Y a vueltas de nuevo con la ropa interior y con mi cuñado también recuerdo otro percance que oí entre risas y que me contaba él cuando era aún reciente. Los fines de semana iba a correr al club mientras dejaba a mis sobrinos dando alguna clase para que ellos también tuvieran una hora de ejercicio al aire libre. Las mañanas de domingo suelen ser muy difíciles para activar a los niños aunque sea para realizar actividades que han sido pactadas con ellos de antemano. Llegan al sitio con prisas, corriendo, obligados por el horario y a menudo enfadados.

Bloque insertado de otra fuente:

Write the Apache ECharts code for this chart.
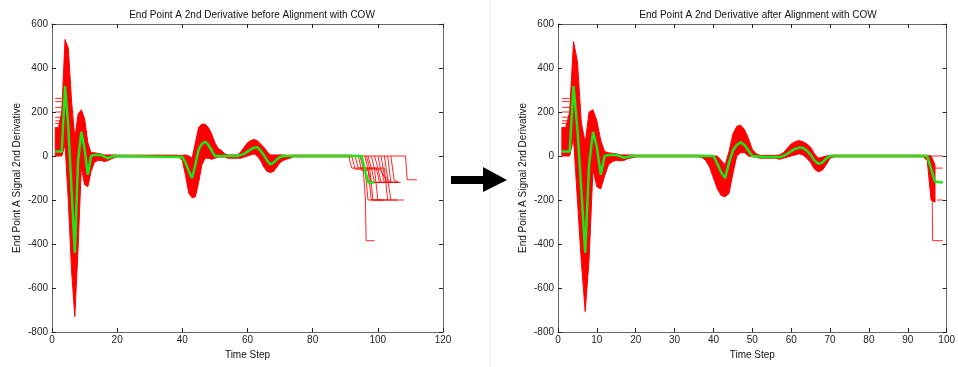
<!DOCTYPE html>
<html>
<head>
<meta charset="utf-8">
<script src="https://cdn.jsdelivr.net/npm/echarts@6/dist/echarts.min.js"></script>
<style>
  html, body { margin: 0; padding: 0; background: #fff; }
  #chart { width: 958px; height: 367px; }
</style>
</head>
<body>
<div id="chart"></div>
<script>
// flat start levels of the signals (time steps 1..3)
const startLevels = [262, 247, 221, 200, 176, 160, 148];

// red bundle before alignment: lower / upper edge per time step
const leftBandSteps = [1,2,3,4,5,6,7,8,9,10,11,12,13,14,15,16,17,18,19,20,38,39,40,41,42,43,44,45,46,47,48,49,50,51,52,53,54,57,58,59,60,61,62,63,64,65,66,67,68,69,70,71,72,73,74,92];
const leftBandLow = [0,0,0,50,-200,-520,-730,-420,-50,-130,-140,-70,-30,-20,-20,-25,-22,-15,-8,-4,-4,-6,-20,-90,-170,-190,-185,-120,-40,-10,-10,-15,-10,-5,-5,-5,-10,-10,-10,-5,0,5,10,0,-20,-50,-70,-75,-70,-50,-30,-20,-15,-10,-4,-4];
const leftBandHigh = [130,130,200,530,490,250,80,190,210,170,60,15,15,12,10,5,5,5,5,4,4,3,3,5,0,-10,60,130,145,145,130,100,60,35,25,10,5,5,20,40,60,70,75,70,55,40,20,5,5,5,5,5,3,3,4,4];

// green mean before alignment
const leftMeanSteps = [1,3,4,5,6,7,8,9,10,11,12,13,15,17,19,40,41,42,43,44,45,46,47,48,49,50,57,58,59,60,61,62,63,64,65,66,67,68,69,70,71,95,96,97,99];
const leftMean = [20,20,318,130,-150,-440,-20,110,30,-85,0,5,5,-10,0,-5,-30,-70,-100,-40,30,55,65,50,25,0,0,5,10,20,30,38,40,25,5,-20,-38,-30,-15,-5,0,0,-60,-120,-120];

// ragged signal ends before alignment
const leftTails = [
  [[91,0],[92,-55],[96,-55],[97,-200],[101,-200]],
  [[92,0],[93,-60],[97,-60],[98,-200],[102,-200]],
  [[93,0],[94,-55],[95.5,-55],[96.2,-200],[96.4,-385],[99,-385]],
  [[94,0],[95,-65],[97,-65],[98,-120],[103,-120]],
  [[94.5,0],[95.5,-55],[97.5,-55],[98.5,-200],[103,-200]],
  [[95,0],[96,-55],[98,-55],[99,-120],[104,-120]],
  [[96,0],[97,-60],[99,-60],[100,-200],[104,-200]],
  [[96.5,0],[97.5,-55],[99.5,-55],[100.5,-120],[104.5,-120]],
  [[97,0],[98,-55],[100,-55],[101,-120],[105,-120]],
  [[98,0],[99,-60],[101,-60],[102,-120],[106,-120]],
  [[99,0],[100,-55],[102,-55],[103,-200],[106,-200]],
  [[100,0],[101,-70],[103,-120],[107,-120]],
  [[101,0],[102,-90],[104,-120],[106,-120]],
  [[102,0],[103,-100],[104,-200],[108,-200]],
  [[103,0],[104,-120],[106,-120]],
  [[104,0],[105,-110],[106.5,-120]],
  [[92,0],[108.5,0],[109,-108],[112,-108]]
];

// red bundle after alignment
const rightBandSteps = [1,2,3,4,5,6,7,8,9,10,11,12,13,14,15,16,17,18,19,20,36,37,38,39,40,41,42,43,44,45,46,47,48,49,50,51,52,56,57,58,59,60,61,62,63,64,65,66,67,68,69,70,71,94,95,96,97];
const rightBandLow = [0,0,0,80,-200,-480,-707,-470,-60,-140,-150,-90,-40,-25,-20,-22,-20,-12,-8,-4,-4,-6,-20,-50,-100,-150,-180,-185,-170,-80,0,15,15,0,-3,-5,-10,-10,-15,-10,-5,0,5,10,5,-10,-30,-60,-72,-65,-40,-10,-4,-4,-20,-200,-210];
const rightBandHigh = [130,130,200,520,430,150,60,200,210,160,70,20,15,12,10,5,5,5,5,4,4,3,3,3,0,0,-20,-40,20,100,135,140,120,80,30,10,3,3,5,15,35,55,65,70,65,55,40,10,-10,-5,0,3,4,4,3,0,-40];

// green mean after alignment
const rightMeanSteps = [1,3,4,5,6,7,8,9,10,11,12,13,15,17,19,40,41,42,43,44,45,46,47,48,49,50,53,57,58,59,60,61,62,63,64,65,66,67,68,69,70,95,96,97,99];
const rightMean = [20,20,318,120,-150,-440,-40,110,40,-85,0,5,5,-8,0,0,-35,-75,-100,-30,25,50,62,50,25,0,-5,-5,0,10,22,32,38,38,25,5,-20,-35,-30,-12,0,0,-60,-117,-120];

// signal ends after alignment
const rightTails = [
  [[96,0],[99,0]],
  [[97,-55],[99,-55]],
  [[97,-120],[99,-120]],
  [[97.5,-200],[99,-200]],
  [[96.2,-60],[96.4,-385],[99,-385]]
];

const titles = [
  'End Point A 2nd Derivative before Alignment with COW',
  'End Point A 2nd Derivative after Alignment with COW'
];

const RED = '#ff0000';
const GREEN = '#18e818';
const FONT = 'Liberation Sans';

const bandSeries = (steps, low, high, axis) => ({
  type: 'custom',
  xAxisIndex: axis,
  yAxisIndex: axis,
  silent: true,
  data: steps.map((t, i) => [t, low[i], high[i]]),
  encode: { x: 0, y: [1, 2] },
  renderItem: (params, api) => {
    if (params.dataIndex !== 0) return null;
    const top = steps.map((t, i) => api.coord([t, high[i]]));
    const bottom = steps.map((t, i) => api.coord([t, low[i]])).reverse();
    return {
      type: 'polygon',
      shape: { points: top.concat(bottom) },
      style: { fill: RED, stroke: RED, lineWidth: 1 }
    };
  }
});

const redLine = (data, axis) => ({
  type: 'line',
  xAxisIndex: axis,
  yAxisIndex: axis,
  data: data,
  symbol: 'none',
  silent: true,
  lineStyle: { color: RED, width: 1, opacity: 0.85 }
});

const meanLine = (steps, values, axis) => ({
  type: 'line',
  xAxisIndex: axis,
  yAxisIndex: axis,
  data: steps.map((t, i) => [t, values[i]]),
  symbol: 'none',
  silent: true,
  z: 5,
  lineStyle: { color: GREEN, width: 2.5 }
});

const xAxes = (grid, max, interval) => [
  {
    type: 'value', gridIndex: grid, min: 0, max: max, interval: interval,
    name: 'Time Step', nameLocation: 'middle', nameGap: 16,
    nameTextStyle: { fontFamily: FONT, fontSize: 10, color: '#111' },
    axisLine: { show: true, onZero: false, lineStyle: { color: '#666' } },
    axisTick: { inside: true, length: 4, lineStyle: { color: '#222' } },
    axisLabel: { fontFamily: FONT, fontSize: 10, color: '#222', margin: 3 },
    splitLine: { show: false }
  },
  {
    type: 'value', gridIndex: grid, position: 'top', min: 0, max: max, interval: interval,
    axisLine: { show: true, onZero: false, lineStyle: { color: '#666' } },
    axisTick: { inside: true, length: 4, lineStyle: { color: '#222' } },
    axisLabel: { show: false },
    splitLine: { show: false }
  }
];

const yAxes = (grid) => [
  {
    type: 'value', gridIndex: grid, min: -800, max: 600, interval: 200,
    name: 'End Point A Signal 2nd Derivative', nameLocation: 'middle', nameGap: 30,
    nameTextStyle: { fontFamily: FONT, fontSize: 10, color: '#111' },
    axisLine: { show: true, onZero: false, lineStyle: { color: '#666' } },
    axisTick: { inside: true, length: 4, lineStyle: { color: '#222' } },
    axisLabel: { fontFamily: FONT, fontSize: 10, color: '#222', margin: 4 },
    splitLine: { show: false }
  },
  {
    type: 'value', gridIndex: grid, position: 'right', min: -800, max: 600, interval: 200,
    axisLine: { show: true, onZero: false, lineStyle: { color: '#666' } },
    axisTick: { inside: true, length: 4, lineStyle: { color: '#222' } },
    axisLabel: { show: false },
    splitLine: { show: false }
  }
];

const startLines = (axis) => startLevels.map(v => redLine([[1, v], [3, v]], axis));

const initChart = () => {
  const chart = echarts.init(document.getElementById('chart'), null, { renderer: 'canvas' });
  chart.setOption({
    animation: false,
    backgroundColor: '#fff',
    title: [
      { text: titles[0], left: 247, top: 5, textAlign: 'center',
        textStyle: { fontFamily: FONT, fontSize: 10, fontWeight: 'normal', color: '#111' } },
      { text: titles[1], left: 753, top: 5, textAlign: 'center',
        textStyle: { fontFamily: FONT, fontSize: 10, fontWeight: 'normal', color: '#111' } }
    ],
    grid: [
      { left: 52, top: 24, width: 391, height: 308 },
      { left: 558, top: 24, width: 390, height: 308 }
    ],
    xAxis: [...xAxes(0, 120, 20), ...xAxes(1, 100, 10)],
    yAxis: [...yAxes(0), ...yAxes(1)],
    graphic: [
      { type: 'line', shape: { x1: 490, y1: 0, x2: 490, y2: 367 }, style: { stroke: '#ececec', lineWidth: 1 } },
      { type: 'polygon', shape: { points: [[451,176],[483,176],[483,167],[507,180],[483,192],[483,184],[451,184]] },
        style: { fill: '#000' } }
    ],
    series: [
      bandSeries(leftBandSteps, leftBandLow, leftBandHigh, 0),
      ...startLines(0),
      ...leftTails.map(d => redLine(d, 0)),
      meanLine(leftMeanSteps, leftMean, 0),
      bandSeries(rightBandSteps, rightBandLow, rightBandHigh, 2),
      ...startLines(2),
      ...rightTails.map(d => redLine(d, 2)),
      meanLine(rightMeanSteps, rightMean, 2)
    ]
  });
};

window.addEventListener('load', () => {
  initChart();
});
</script>
</body>
</html>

La mitad de los disparates y despistes vienen como resultado de una desafortunada interacción entre esos grandes conocidos; y mientras van saliendo niños, bolsas y bultos varios, algunas cosas que deben quedar dentro salen díscolas y otras que se necesitan no aparecen o se olvidan, e incluso se pierden.
Pues algo así debió pasar en aquella circunstancia pues, como de la nada, debió colarse un calzoncillo que acabó, como si ese fuera su lugar natural, como si siempre hubiera vivido allí, en el estrecho hueco que había entre el coche y la acera. Rápido como un resorte y nervioso por tan incómoda visión, creyendo que venía de su bolsa abierta y medio caída después de la salida en tropel de los niños, devolvió al coche con un gesto implacable a la vez que disimulado tan comprometida prenda para seguir con el resto de sus actividades. Al relatarnos después los pormenores de tan incómoda situación aseguraba con la mirada alucinada del que no cree lo que ha pasado ¡que no eran suyos!, ¡que no sabe cómo habían llegado ahí!, parece ser que luego encontró los suyos convenientemente preparados al fondo de la bolsa con el resto de utensilios para la ducha y tampoco acierta a comprender cómo los confundió con los de fuera y por qué extraña casualidad se había producido el equívoco. Incrédulo se preguntaba si estaban allí de antes y otro junto con él, confundidos ambos en el espacio-tiempo de lo irreal, hubieran intercambiado moléculas y objetos incoherentes en un baile imposible con ese curioso resultado. Sorprendido y asustado por el propio fluir de sus pensamientos y de nuestras risas convinimos en pasar a otro tema aunque la expresión divertida de nuestras caras aún tardó un buen rato en olvidarse.